17. Further, though Ex.P15 (statement of commission claims for 1988 sales) indicates that the defendant Company raised invoices on 18.05.1989 and 22.08.1989, the same clearly shows that those invoices have been raised in the name of M/s.Straw Products Ltd. The nature of the documents mentioned in Ex.P15 also differs from the actual commission the plaintiff is entitled even as per his pleadings, and further, there is no correlation between Ex.P15 and Ex.P17-invoice also. Similarly, Ex.P18-invoice issued by the defendant is only in favour of Tamil Nadu Newsprint and Papers Limited for a quantity of 1800 kg, whereas, in the statement relied upon by the plaintiff (Ex.P15), it is mentioned as only 800 kg. Further, the statement of accounts (Ex.P15) relied upon by the plaintiff is not authenticated by anyone and therefore, the same is not established.
18. Though Exs.P19 to P21 have been filed to show that certain amounts have been paid towards commission, we have already indicated that there was an ad-hoc arrangement prior to the defendant insisting for written contract. Therefore, merely because certain payments have been made on temporary basis prior to the defendant insisting for the written contract, it cannot be concluded that an oral agreement should continue forever, particularly the defendant being a Company.

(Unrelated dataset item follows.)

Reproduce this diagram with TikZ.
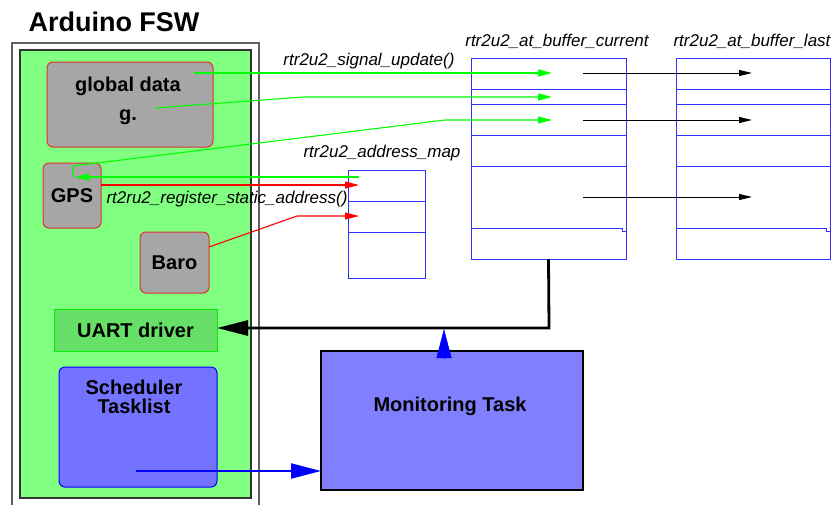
\documentclass[tikz,border=0pt]{standalone}
\usepackage{fontspec}
\setmainfont{Liberation Sans}
\usetikzlibrary{arrows.meta,calc}
\definecolor{fswgreen}{HTML}{80FF80}
\definecolor{uartfill}{HTML}{66E066}
\definecolor{uartbd}{HTML}{00EE00}
\definecolor{grayfill}{HTML}{A6A6A6}
\definecolor{graybd}{HTML}{E03030}
\definecolor{schedfill}{HTML}{7373FF}
\definecolor{monfill}{HTML}{8080FF}
\definecolor{memblue}{HTML}{3030FF}
\definecolor{outerbd}{HTML}{606060}
\definecolor{lgreen}{HTML}{00FF00}
\begin{document}
\begin{tikzpicture}[x=1pt,y=-1pt,
  box/.style={inner sep=0pt, outer sep=0pt},
  grayblk/.style={box, draw=graybd, fill=grayfill, rounded corners=6pt, line width=1pt},
  boldtxt/.style={font=\fontsize{20}{24}\selectfont\bfseries, inner sep=0pt},
  lbl/.style={font=\fontsize{17}{20}\selectfont\itshape, inner sep=0pt},
  membox/.style={box, draw=memblue, line width=1pt},
  memline/.style={draw=memblue, line width=1pt},
  garr/.style={draw=lgreen, line width=1.1pt, -{Triangle[length=14pt,width=7pt]}},
  rarr/.style={draw=red, line width=1.1pt, -{Triangle[length=14pt,width=7pt]}},
  karr/.style={draw=black, line width=1pt, -{Triangle[length=13pt,width=6pt]}},
  bigk/.style={draw=black, line width=2.8pt, -{Triangle[length=31pt,width=15pt]}},
  bigb/.style={draw=blue, fill=blue, line width=2pt, -{Triangle[length=30pt,width=15pt]}},
  upb/.style={draw=blue, fill=blue, line width=0.5pt, -{Triangle[length=29pt,width=15pt]}}
]
\useasboundingbox (0,0) rectangle (834,504);

% title
\node[font=\fontsize{27}{30}\selectfont\bfseries, inner sep=0pt] (title) at (114,22) {Arduino FSW};

% frames
\node[box, draw=outerbd, fill=white, line width=1.5pt, minimum width=247pt, minimum height=465pt] (outer) at (135.5,275.5) {};
\node[box, draw=black!80, fill=fswgreen, line width=1.5pt, minimum width=231pt, minimum height=448pt] (fsw) at (135.5,274) {};

% blocks
\node[grayblk, minimum width=166pt, minimum height=85pt] (gd) at (130,104.5) {};
\node[boldtxt] (gdt1) at (128,86) {global data};
\node[boldtxt] (gdt2) at (128,117) {g.};
\node[grayblk, boldtxt, minimum width=58pt, minimum height=65pt] (gps) at (72,195.5) {GPS};
\node[grayblk, boldtxt, minimum width=69pt, minimum height=61pt] (baro) at (174.5,262.5) {Baro};
\node[box, boldtxt, draw=uartbd, fill=uartfill, line width=1pt, minimum width=163pt, minimum height=42pt] (uart) at (135.5,330) {UART driver};
\node[box, draw=blue, fill=schedfill, rounded corners=6pt, line width=1pt, minimum width=158pt, minimum height=120pt] (sched) at (138,427) {};
\node[boldtxt, align=center, font=\fontsize{20}{19}\selectfont\bfseries] (schedt) at (134,397) {Scheduler\\Tasklist};
\node[box, draw=black, fill=monfill, line width=2.5pt, minimum width=262pt, minimum height=139pt] (mon) at (452,420.5) {};
\node[boldtxt] (mont) at (450,406) {Monitoring Task};

% memory structures
\node[membox, minimum width=77pt, minimum height=108pt] (am) at (386.5,224) {};
\foreach \yy in {201,232} \draw[memline] (am.west |- 0,\yy) -- (am.east |- 0,\yy);
\node[membox, minimum width=155pt, minimum height=201pt] (bc) at (548.5,158.5) {};
\node[membox, minimum width=154pt, minimum height=201pt] (bl) at (753,158.5) {};
\foreach \bb in {bc,bl} {
  \foreach \yy in {89,104,135,166} \draw[memline] (\bb.west |- 0,\yy) -- (\bb.east |- 0,\yy);
  \draw[memline] (\bb.west |- 0,228) -- ($(\bb.east |- 0,228)+(-4,0)$) -- ++(0,3) -- (\bb.east |- 0,231);
}

% labels
\node[lbl] (lsig) at (369,61) {rtr2u2\_signal\_update()};
\node[lbl] (lreg) at (227,199) {rt2ru2\_register\_static\_address()};
\node[lbl] (lam) at (382,153) {rtr2u2\_address\_map};
\node[lbl] (lbc) at (557,41) {rtr2u2\_at\_buffer\_current};
\node[lbl] (lbl) at (752,41) {rtr2u2\_at\_buffer\_last};

% coordinates for connector ends
\coordinate (g1s) at (194,73);
\coordinate (g1e) at (552,73);
\coordinate (g2s) at (155,108);
\coordinate (g2m) at (303,97);
\coordinate (g2e) at (552,97);
\coordinate (g3s) at (73,177);
\coordinate (g3k) at (73,166);
\coordinate (g3m) at (445,120);
\coordinate (g3e) at (552,120);
\coordinate (gas) at (359,177);
\coordinate (gae) at (75,177);
\coordinate (r1e) at (359,185);
\coordinate (r2s) at (209,247);
\coordinate (r2m) at (297,216);
\coordinate (r2e) at (359,216);
\coordinate (k1s) at (583,73);  \coordinate (k1e) at (752,73);
\coordinate (k2s) at (583,120); \coordinate (k2e) at (752,120);
\coordinate (k3s) at (583,197); \coordinate (k3e) at (752,197);
\coordinate (bus) at (549,328);
\coordinate (mups) at (444,359);
\coordinate (mupe) at (444,329);
\coordinate (schs) at (136,471);

% green
\draw[garr] (g1s) -- (g1e);
\draw[garr] (g2s) -- (g2m) -- (g2e);
\draw[garr] (g3s) -- (g3k) -- (g3m) -- (g3e);
\draw[garr] (gas) -- (gae);
% red
\draw[rarr] (gps.east |- r1e) -- (r1e);
\draw[rarr] (r2s) -- (r2m) -- (r2e);
% black buffer copies
\draw[karr] (k1s) -- (k1e);
\draw[karr] (k2s) -- (k2e);
\draw[karr] (k3s) -- (k3e);
% monitoring connections
\draw[bigk] (bc.south) -- (bus) -- (uart.east |- bus);
\draw[upb] (mups) -- (mupe);
\draw[bigb] (schs) -- (mon.west |- schs);
\end{tikzpicture}
\end{document}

19. As the entries in Exs.P22 to P24 have not been proved and no amount whatsoever paid, merely on the basis of some earlier temporary arrangement between the parties, we are of the view that the plaintiff is not entitled to recovery of amount in the absence of any clinching evidence to prove the concluded contract between the parties.
20. Exs.P13 and P14 (legal notice and reply notice), when carefully perused, make it clear that the defendant has settled the amount upto 31.03.1992. As the plaintiff did not sign the contract as requested by the defendant under Ex.P1, no amount has been paid later. Whereas, the plaintiff insisted upon payment only as per the earlier discussion made between the parties. Though it is contended by the plaintiff that, one Rajagopalan, who had discussion with the plaintiff and who was the competent person, has not chosen to examine himself and therefore, adverse inference has to be drawn against him, it is relevant to note that, merely because one of the Directors or officer in-charge has participated in the meeting, in the absence of any minutes evidencing the discussions, merely because the said person has not been examined, adverse inference cannot be drawn against him. The plaintiff has come up to the Court for recovery of money with a definite allegation that there was a concluded contract. Therefore, it is for him to establish the concluded contract and the nature of the amount payable based on authenticated accounts, which has not been done in this case as held supra. Therefore, both the points are answered against the plaintiff.
21. As a result, we do not find any merit in this Appeal. Accordingly, this Appeal is dismissed. No costs.